** INSTRUCTION **
Provide a single number: the count of lines containing the string "this".

** MATERIAL FOR THE TASK **

____________________

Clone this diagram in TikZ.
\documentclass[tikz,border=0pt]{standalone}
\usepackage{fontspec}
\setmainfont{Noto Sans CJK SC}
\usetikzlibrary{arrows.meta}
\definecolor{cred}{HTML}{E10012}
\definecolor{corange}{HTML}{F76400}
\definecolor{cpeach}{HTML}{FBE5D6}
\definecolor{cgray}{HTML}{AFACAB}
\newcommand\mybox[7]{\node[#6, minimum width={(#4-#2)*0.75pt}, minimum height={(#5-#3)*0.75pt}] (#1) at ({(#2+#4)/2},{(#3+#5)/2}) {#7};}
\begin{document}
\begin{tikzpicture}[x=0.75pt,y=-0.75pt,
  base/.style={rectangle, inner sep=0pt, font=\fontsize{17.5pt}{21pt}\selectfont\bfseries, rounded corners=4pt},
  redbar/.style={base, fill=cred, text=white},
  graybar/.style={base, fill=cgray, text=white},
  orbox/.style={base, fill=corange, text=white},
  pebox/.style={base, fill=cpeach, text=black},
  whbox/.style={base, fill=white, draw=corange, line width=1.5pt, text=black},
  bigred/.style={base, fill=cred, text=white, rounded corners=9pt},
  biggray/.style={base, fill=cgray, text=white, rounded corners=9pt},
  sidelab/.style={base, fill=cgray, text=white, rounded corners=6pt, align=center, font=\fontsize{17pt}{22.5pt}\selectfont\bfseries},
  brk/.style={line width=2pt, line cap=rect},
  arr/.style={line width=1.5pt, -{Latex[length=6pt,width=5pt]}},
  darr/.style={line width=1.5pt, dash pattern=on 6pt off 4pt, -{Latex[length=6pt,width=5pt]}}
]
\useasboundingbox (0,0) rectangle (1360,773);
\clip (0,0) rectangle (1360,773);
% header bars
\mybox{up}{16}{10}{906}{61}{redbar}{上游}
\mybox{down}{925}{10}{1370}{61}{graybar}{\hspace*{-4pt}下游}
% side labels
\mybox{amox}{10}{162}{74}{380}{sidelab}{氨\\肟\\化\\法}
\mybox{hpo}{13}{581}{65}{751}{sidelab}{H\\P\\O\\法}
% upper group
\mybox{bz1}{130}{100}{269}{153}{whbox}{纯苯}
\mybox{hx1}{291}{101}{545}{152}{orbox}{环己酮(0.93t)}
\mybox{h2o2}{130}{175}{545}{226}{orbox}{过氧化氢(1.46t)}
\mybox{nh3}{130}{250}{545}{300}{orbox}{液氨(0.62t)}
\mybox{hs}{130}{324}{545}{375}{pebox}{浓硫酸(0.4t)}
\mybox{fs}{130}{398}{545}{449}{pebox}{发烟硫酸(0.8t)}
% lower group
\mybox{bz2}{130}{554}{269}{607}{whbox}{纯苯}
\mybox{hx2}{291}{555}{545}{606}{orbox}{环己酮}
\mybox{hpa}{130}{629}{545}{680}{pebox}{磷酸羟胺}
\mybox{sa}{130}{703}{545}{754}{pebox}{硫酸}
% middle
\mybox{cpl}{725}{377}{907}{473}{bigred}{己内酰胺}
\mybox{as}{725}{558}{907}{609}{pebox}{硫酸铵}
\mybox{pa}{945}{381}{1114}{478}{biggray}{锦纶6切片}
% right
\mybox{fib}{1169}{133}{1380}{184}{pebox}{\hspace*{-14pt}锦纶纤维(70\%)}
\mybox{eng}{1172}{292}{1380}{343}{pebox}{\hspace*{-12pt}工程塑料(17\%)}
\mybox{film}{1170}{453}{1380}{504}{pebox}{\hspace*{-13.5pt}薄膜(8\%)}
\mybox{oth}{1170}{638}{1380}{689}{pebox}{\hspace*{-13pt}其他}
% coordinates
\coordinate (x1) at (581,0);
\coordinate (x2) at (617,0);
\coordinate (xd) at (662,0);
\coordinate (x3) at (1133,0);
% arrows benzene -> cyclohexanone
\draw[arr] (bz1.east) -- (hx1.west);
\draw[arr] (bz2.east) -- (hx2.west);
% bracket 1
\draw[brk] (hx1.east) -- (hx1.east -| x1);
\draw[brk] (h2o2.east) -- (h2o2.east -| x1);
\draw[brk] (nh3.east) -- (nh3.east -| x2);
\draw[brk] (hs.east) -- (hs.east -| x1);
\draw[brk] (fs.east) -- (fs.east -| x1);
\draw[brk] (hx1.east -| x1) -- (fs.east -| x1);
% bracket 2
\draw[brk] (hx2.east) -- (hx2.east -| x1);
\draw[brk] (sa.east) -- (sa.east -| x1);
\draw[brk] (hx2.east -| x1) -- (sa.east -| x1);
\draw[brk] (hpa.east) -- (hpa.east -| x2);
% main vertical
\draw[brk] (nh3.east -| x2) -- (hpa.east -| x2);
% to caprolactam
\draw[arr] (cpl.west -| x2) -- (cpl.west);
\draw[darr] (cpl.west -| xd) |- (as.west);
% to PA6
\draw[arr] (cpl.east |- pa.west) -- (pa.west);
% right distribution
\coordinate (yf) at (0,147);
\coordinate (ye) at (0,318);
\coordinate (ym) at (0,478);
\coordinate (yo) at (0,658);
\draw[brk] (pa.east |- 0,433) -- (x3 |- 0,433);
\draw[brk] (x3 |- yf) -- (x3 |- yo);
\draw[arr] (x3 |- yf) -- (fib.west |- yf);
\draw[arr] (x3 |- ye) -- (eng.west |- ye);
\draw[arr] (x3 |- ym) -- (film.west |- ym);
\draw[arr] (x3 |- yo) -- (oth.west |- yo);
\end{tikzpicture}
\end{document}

____________________

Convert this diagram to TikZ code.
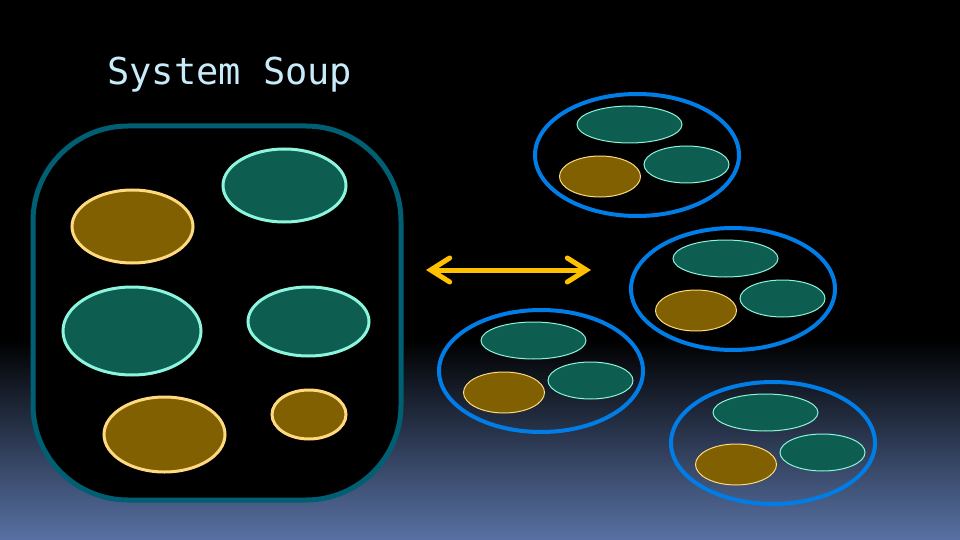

____________________

** OUTPUT **
2